EXCERPTED DATA -
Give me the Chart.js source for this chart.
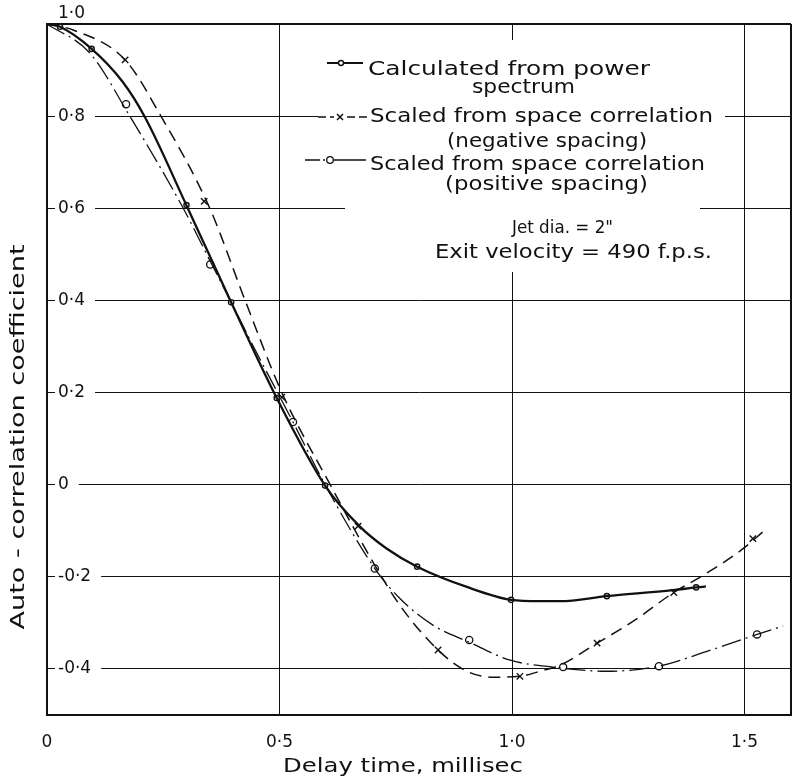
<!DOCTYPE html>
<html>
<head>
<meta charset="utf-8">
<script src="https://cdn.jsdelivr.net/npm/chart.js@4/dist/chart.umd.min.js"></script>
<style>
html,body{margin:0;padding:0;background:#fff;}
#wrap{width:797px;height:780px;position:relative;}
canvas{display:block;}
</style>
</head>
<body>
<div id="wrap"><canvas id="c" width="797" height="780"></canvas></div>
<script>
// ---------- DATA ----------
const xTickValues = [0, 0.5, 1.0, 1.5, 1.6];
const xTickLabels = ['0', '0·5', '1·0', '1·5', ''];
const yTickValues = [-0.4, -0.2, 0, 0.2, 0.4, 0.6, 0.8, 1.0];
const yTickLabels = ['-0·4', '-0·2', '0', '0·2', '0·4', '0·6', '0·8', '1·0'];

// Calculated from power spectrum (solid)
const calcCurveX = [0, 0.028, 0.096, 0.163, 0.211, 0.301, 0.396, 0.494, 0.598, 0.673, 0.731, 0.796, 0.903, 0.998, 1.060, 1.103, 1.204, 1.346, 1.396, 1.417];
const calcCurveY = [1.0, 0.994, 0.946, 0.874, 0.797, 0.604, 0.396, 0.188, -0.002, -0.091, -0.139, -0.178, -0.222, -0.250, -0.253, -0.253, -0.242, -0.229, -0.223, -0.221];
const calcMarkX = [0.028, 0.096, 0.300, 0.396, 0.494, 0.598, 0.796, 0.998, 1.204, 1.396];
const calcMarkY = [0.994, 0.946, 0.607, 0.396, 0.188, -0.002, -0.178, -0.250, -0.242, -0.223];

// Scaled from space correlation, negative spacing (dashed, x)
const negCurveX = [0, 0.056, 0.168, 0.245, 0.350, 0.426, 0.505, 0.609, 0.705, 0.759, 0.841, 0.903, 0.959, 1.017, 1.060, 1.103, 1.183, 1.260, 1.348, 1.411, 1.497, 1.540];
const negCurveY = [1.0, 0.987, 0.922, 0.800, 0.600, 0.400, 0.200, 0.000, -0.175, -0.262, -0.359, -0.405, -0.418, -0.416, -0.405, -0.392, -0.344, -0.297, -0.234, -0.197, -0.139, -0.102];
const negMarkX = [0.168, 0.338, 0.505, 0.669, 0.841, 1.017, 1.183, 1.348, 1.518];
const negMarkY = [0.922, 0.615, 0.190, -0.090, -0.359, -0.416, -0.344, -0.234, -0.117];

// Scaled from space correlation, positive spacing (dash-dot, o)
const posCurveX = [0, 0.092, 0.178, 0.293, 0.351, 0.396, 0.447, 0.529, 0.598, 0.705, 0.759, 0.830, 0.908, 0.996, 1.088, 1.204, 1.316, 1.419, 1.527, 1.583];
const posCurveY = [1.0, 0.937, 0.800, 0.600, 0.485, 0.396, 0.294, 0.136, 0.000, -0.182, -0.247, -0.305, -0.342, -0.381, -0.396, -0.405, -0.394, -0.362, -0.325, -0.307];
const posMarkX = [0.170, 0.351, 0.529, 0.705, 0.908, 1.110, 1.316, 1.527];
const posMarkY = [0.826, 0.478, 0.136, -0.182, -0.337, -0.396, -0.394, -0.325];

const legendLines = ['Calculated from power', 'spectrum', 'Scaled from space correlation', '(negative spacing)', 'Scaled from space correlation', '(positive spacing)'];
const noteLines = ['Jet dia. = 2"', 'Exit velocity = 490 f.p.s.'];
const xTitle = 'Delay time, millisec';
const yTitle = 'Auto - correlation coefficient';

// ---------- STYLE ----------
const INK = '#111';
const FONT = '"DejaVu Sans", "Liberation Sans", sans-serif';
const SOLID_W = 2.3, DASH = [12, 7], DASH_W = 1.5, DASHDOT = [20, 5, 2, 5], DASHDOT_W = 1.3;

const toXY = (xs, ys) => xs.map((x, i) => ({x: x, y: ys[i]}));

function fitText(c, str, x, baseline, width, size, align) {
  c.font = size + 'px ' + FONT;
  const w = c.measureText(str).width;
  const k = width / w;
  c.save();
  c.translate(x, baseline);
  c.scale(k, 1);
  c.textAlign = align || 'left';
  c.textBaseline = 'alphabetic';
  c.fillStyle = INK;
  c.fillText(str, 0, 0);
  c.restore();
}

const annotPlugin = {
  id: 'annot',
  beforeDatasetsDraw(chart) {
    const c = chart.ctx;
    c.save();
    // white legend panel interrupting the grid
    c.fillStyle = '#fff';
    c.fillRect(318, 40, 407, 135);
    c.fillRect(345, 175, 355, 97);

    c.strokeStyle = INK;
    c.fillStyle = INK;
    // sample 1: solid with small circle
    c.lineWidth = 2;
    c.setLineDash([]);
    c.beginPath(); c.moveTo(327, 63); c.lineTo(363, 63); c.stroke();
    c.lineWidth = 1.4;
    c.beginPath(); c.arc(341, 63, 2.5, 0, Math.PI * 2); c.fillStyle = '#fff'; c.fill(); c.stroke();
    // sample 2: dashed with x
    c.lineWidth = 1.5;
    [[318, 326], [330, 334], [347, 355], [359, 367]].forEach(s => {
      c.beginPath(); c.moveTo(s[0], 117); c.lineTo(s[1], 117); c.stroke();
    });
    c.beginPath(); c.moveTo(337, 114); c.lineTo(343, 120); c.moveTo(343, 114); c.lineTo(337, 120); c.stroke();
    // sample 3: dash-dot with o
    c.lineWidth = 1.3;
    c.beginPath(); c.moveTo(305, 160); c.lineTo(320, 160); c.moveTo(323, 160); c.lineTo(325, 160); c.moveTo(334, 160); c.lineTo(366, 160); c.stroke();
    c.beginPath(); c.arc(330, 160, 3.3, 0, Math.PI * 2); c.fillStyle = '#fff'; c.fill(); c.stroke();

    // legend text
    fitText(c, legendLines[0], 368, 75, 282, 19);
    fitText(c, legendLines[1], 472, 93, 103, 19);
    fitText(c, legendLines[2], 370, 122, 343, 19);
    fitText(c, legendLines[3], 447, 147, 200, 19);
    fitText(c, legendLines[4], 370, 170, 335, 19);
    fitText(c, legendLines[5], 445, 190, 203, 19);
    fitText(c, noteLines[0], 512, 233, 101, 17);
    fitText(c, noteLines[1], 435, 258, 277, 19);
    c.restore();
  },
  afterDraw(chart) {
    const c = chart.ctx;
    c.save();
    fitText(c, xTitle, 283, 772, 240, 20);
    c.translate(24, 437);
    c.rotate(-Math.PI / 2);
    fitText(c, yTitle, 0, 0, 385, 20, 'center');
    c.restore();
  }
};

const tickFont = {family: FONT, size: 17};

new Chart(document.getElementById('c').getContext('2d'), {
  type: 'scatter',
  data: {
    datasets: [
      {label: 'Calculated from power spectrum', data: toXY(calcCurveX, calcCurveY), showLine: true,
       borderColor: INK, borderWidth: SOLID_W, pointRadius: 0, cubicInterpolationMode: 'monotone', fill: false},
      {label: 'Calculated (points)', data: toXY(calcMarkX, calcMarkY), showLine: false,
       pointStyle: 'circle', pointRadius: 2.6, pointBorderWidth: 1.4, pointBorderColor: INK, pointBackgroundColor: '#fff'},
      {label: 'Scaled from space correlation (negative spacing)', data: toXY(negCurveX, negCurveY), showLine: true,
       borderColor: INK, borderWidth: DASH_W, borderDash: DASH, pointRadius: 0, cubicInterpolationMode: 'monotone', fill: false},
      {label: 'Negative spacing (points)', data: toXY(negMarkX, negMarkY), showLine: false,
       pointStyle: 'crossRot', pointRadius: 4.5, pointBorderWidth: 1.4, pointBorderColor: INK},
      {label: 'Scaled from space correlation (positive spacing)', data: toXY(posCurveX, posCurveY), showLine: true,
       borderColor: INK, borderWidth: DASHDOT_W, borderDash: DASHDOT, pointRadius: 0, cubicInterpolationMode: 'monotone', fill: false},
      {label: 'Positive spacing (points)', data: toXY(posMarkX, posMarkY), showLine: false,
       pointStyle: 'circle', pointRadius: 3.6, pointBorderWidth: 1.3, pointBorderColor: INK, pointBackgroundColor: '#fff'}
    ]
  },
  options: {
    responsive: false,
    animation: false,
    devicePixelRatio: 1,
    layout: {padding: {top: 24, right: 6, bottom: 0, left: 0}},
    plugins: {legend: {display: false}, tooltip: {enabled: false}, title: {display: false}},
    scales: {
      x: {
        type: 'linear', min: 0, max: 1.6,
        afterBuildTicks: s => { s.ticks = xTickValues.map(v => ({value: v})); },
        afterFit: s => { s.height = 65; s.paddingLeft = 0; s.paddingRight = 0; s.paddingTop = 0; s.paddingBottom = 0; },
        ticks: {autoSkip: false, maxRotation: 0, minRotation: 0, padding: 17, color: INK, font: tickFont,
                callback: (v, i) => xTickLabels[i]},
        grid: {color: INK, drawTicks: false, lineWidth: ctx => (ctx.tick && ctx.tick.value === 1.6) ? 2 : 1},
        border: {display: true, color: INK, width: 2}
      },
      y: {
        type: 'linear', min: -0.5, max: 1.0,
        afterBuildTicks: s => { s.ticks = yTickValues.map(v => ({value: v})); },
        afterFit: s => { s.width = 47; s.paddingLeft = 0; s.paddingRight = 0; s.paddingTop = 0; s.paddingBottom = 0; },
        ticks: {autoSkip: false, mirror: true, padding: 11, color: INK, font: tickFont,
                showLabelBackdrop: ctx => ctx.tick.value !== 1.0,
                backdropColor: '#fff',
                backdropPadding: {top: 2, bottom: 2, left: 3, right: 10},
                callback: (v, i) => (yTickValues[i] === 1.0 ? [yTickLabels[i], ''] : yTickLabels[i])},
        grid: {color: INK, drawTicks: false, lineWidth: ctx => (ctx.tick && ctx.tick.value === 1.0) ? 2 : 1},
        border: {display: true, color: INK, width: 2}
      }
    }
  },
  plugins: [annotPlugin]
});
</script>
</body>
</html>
---
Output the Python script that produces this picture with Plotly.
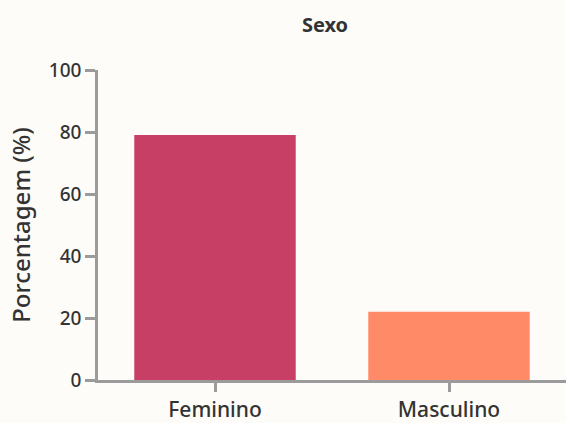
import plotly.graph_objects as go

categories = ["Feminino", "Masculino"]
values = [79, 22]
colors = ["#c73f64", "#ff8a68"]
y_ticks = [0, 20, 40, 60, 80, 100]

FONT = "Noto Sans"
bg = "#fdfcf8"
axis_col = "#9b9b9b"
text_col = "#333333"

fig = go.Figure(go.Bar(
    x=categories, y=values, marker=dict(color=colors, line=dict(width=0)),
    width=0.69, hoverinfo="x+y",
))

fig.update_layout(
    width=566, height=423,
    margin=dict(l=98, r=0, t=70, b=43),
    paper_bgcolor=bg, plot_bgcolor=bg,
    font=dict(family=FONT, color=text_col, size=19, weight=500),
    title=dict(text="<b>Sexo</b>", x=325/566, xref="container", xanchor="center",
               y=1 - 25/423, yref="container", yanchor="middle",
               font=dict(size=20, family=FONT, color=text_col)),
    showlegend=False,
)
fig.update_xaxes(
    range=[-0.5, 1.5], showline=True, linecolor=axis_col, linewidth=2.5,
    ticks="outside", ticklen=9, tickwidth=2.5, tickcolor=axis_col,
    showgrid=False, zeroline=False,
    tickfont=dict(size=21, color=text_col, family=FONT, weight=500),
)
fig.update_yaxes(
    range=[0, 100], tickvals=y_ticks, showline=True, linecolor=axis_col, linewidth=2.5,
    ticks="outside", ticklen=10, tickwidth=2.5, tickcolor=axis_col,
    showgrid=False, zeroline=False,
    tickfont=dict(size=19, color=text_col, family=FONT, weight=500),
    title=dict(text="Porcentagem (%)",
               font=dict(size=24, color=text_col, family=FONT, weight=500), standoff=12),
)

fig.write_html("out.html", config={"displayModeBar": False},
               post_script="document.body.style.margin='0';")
---
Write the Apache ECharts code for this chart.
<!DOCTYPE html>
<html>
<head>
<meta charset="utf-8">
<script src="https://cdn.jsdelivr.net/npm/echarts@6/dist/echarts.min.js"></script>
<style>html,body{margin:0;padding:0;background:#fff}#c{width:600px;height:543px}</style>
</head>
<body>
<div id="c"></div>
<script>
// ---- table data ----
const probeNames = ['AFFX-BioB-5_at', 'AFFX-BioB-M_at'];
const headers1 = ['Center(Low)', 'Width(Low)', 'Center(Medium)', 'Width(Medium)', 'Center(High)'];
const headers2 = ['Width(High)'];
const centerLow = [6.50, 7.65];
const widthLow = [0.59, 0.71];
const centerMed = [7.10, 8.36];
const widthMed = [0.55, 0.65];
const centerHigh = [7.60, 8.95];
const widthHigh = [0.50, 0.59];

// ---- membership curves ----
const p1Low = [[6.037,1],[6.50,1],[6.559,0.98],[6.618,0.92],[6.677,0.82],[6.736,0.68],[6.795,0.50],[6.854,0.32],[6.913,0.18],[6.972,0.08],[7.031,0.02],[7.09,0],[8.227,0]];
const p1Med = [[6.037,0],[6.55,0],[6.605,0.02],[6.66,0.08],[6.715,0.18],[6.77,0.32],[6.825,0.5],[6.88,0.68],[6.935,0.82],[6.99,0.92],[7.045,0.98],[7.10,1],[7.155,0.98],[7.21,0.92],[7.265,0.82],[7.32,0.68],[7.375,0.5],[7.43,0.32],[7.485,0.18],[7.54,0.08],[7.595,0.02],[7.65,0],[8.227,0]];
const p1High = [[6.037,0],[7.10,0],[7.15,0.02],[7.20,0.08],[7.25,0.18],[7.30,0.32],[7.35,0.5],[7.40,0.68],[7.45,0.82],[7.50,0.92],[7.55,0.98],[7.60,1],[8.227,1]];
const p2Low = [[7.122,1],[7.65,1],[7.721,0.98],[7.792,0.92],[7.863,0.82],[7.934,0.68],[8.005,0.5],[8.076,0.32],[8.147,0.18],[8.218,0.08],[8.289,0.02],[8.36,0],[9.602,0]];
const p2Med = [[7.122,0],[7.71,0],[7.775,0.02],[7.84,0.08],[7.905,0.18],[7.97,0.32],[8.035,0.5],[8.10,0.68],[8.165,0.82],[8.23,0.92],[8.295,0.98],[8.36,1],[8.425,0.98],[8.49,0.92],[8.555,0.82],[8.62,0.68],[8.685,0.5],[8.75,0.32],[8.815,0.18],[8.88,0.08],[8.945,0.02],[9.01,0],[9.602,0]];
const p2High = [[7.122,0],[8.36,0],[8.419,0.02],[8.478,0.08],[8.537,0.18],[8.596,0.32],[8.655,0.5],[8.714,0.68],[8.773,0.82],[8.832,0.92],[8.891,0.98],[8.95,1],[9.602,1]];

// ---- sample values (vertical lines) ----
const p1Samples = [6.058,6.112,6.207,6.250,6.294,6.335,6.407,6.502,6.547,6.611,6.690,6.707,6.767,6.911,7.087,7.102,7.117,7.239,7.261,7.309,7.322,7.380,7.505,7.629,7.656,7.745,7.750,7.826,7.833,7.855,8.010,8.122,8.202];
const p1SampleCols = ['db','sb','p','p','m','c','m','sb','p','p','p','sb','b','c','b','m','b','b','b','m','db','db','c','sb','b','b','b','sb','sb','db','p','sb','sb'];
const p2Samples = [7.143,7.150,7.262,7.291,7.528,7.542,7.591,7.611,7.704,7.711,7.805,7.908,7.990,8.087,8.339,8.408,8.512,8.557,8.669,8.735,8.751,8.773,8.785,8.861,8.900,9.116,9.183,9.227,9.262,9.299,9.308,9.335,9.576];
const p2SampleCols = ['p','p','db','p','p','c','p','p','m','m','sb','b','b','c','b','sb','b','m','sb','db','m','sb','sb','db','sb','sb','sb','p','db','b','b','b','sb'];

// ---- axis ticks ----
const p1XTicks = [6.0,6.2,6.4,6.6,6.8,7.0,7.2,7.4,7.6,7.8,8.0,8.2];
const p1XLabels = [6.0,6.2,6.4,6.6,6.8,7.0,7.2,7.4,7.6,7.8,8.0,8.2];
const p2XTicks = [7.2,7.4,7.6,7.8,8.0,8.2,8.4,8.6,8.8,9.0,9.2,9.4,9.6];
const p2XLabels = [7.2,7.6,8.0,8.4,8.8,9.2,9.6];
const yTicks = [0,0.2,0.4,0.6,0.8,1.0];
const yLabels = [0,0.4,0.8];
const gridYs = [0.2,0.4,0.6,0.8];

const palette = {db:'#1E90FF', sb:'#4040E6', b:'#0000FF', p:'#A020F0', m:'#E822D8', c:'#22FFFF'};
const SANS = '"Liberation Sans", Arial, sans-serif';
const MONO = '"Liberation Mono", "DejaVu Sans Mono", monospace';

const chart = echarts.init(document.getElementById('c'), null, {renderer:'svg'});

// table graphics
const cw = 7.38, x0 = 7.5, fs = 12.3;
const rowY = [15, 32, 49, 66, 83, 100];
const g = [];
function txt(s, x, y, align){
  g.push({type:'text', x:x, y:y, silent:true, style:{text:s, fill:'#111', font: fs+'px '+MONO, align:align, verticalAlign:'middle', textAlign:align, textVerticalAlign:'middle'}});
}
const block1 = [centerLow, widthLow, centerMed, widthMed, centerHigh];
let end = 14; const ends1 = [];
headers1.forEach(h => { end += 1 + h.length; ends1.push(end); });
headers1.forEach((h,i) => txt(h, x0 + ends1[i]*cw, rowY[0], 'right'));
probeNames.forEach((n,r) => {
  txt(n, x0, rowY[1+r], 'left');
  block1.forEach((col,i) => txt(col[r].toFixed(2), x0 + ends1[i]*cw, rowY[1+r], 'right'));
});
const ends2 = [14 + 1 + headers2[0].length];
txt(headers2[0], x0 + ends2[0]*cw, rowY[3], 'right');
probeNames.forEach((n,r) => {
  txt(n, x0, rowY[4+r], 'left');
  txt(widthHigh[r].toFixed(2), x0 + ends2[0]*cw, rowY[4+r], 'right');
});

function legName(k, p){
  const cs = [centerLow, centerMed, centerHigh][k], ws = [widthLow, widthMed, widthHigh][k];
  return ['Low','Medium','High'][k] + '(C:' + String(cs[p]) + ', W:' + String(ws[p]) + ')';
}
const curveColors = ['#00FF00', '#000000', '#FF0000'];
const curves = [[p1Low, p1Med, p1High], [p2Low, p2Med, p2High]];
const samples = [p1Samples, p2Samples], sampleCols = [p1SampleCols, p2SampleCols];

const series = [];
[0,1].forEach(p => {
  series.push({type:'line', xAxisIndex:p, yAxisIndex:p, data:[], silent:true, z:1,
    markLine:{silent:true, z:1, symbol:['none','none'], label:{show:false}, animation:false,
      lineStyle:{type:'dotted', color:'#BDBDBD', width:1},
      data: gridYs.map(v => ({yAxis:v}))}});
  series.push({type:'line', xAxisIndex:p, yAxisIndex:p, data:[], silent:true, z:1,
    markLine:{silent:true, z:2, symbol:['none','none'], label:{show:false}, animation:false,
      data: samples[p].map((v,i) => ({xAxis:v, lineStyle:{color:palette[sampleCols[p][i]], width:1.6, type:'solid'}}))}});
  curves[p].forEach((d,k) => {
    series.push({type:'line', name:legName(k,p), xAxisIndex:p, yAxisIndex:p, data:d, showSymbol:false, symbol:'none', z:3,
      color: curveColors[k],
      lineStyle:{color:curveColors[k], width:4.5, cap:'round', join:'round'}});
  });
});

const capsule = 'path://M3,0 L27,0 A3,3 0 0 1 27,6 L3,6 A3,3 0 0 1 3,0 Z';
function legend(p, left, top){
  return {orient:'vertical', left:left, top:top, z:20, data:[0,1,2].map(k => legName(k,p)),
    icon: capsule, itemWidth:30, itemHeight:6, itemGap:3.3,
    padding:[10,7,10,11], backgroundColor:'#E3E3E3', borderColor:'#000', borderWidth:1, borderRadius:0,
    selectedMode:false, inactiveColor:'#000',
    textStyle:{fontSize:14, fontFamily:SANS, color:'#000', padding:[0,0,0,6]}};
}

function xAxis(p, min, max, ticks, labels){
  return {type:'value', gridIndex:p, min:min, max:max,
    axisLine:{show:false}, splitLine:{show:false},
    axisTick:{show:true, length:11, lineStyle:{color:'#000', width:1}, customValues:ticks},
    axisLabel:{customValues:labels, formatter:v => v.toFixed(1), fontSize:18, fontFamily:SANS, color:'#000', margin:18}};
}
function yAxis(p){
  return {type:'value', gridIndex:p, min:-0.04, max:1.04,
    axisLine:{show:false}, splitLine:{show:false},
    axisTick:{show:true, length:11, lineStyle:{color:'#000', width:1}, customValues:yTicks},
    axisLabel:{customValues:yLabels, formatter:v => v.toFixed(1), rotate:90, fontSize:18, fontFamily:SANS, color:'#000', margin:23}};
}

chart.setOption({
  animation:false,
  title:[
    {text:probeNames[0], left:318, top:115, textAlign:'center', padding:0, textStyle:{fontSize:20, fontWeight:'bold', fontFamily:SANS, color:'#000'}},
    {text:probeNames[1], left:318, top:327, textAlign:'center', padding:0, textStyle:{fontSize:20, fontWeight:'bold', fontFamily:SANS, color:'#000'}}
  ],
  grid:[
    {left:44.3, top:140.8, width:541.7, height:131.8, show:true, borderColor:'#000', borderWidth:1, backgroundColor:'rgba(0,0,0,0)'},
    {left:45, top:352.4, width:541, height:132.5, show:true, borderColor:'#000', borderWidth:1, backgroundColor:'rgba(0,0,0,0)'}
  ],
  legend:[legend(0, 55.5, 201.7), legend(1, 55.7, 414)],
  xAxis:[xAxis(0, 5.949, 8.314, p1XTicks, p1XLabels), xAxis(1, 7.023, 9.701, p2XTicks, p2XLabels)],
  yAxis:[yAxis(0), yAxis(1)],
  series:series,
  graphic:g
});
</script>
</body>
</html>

GIVEN REQUEST - Set down the lines running from the one with "Output the Python" through the one with "y_ticks = [0, 20, 40, 60, 80, 100]", both ends kept, exactly and with no pictures.

THE ANSWER -
Output the Python script that produces this picture with Plotly.
import plotly.graph_objects as go

categories = ["Feminino", "Masculino"]
values = [79, 22]
colors = ["#c73f64", "#ff8a68"]
y_ticks = [0, 20, 40, 60, 80, 100]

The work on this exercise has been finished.